Escape While I Can
- Author: Melba Marlett
- Language: English
- Genre: Mystery novel, Gothic novel
- Publisher: Doubleday
- Publication date: 1944
- Publication place: United States
- Media type: Print (hardcover)
- Pages: 192

= Escape While I Can =

1944 novel by Melba Marlett

Escape While I Can is a 1944 mystery novel by Melba Marlett. It was reportedly written over the course of two years.

==Plot==
Elizabeth marries into a strange and wealthy family plagued by mysterious disappearances and unpleasant rumors.
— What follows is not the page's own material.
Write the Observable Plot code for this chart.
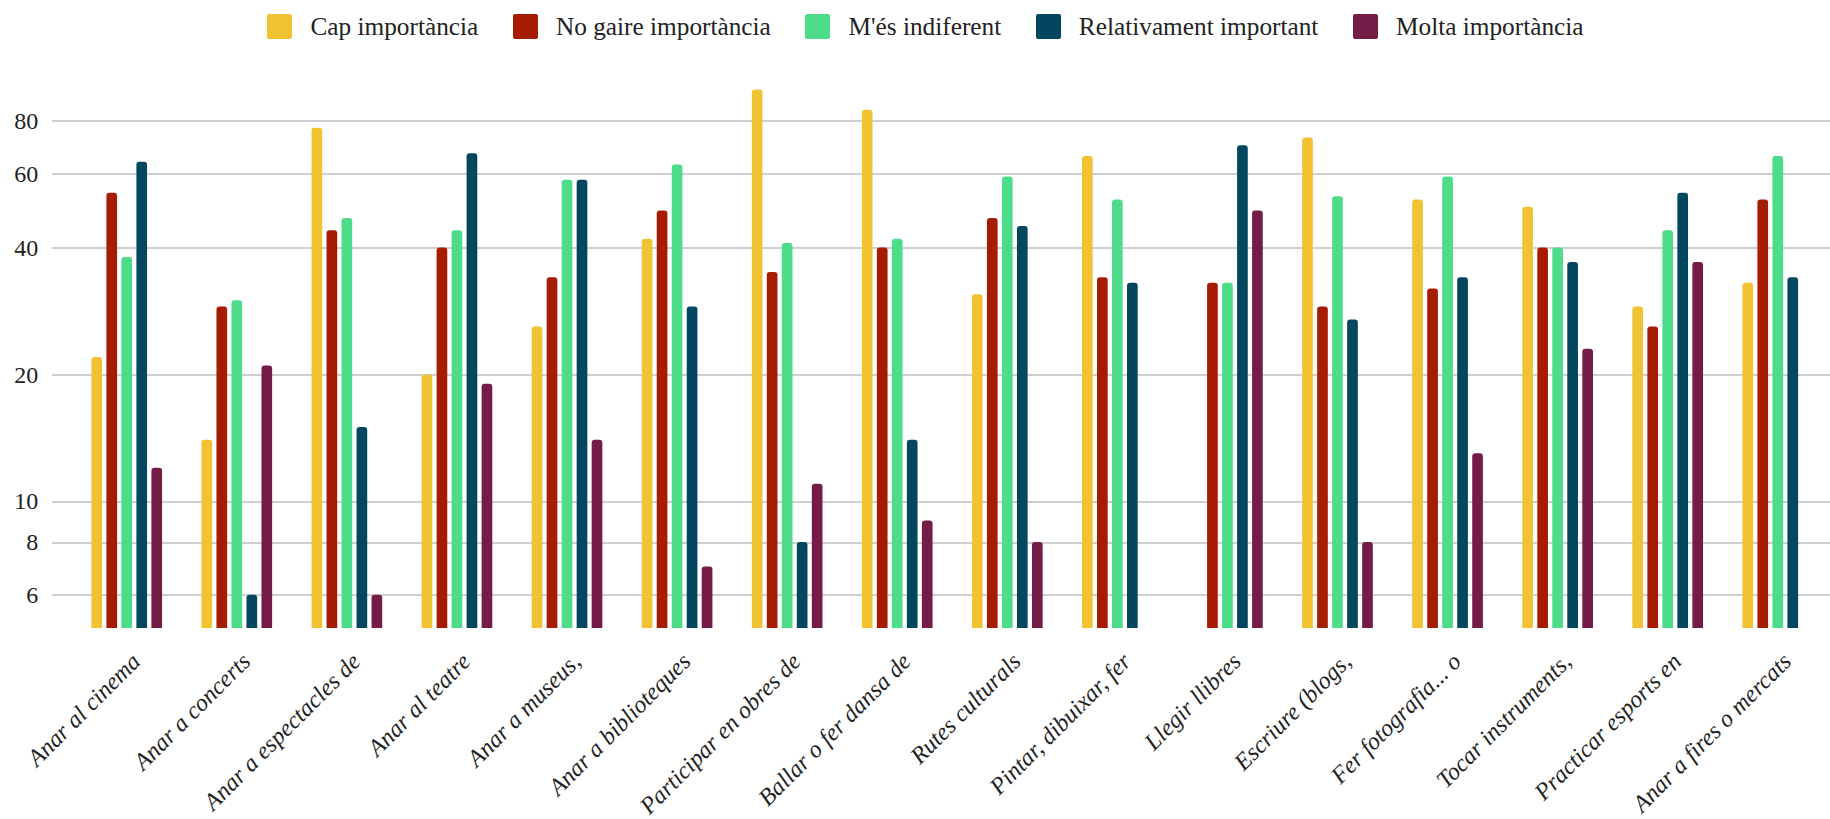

She disentangles herself from the marriage, but is drawn back in several years later due to new evidence of murders.

==Publication history==
Escape While I Can, written by Melba Marlett, was published in December, 1944, by The Crime Club, an imprint of Doubleday. It was reprinted in 1965 by Ace Books as part of its G series (G-568) in 1965. It was reportedly written over the course of two years.

==Reception==
Escape While I Can received positive reviews, being hailed as Marlett's best work so far by some commentators. It was lauded by The Tennessean as a "swift moving brain taxer...with plenty of character and atmosphere." The Greensboro Daily News said Marlett "carries the story to new heights of suspense." While the reviewer for the Winston-Salem Journal and Sentinel found it "no better than her three previous books," it was still "above par."

A particularly high-profile enforcement was provided by Dorothy B. Hughes, who called Escape While I Can "well written and strongly recommended for those who wait two long between Eberharts."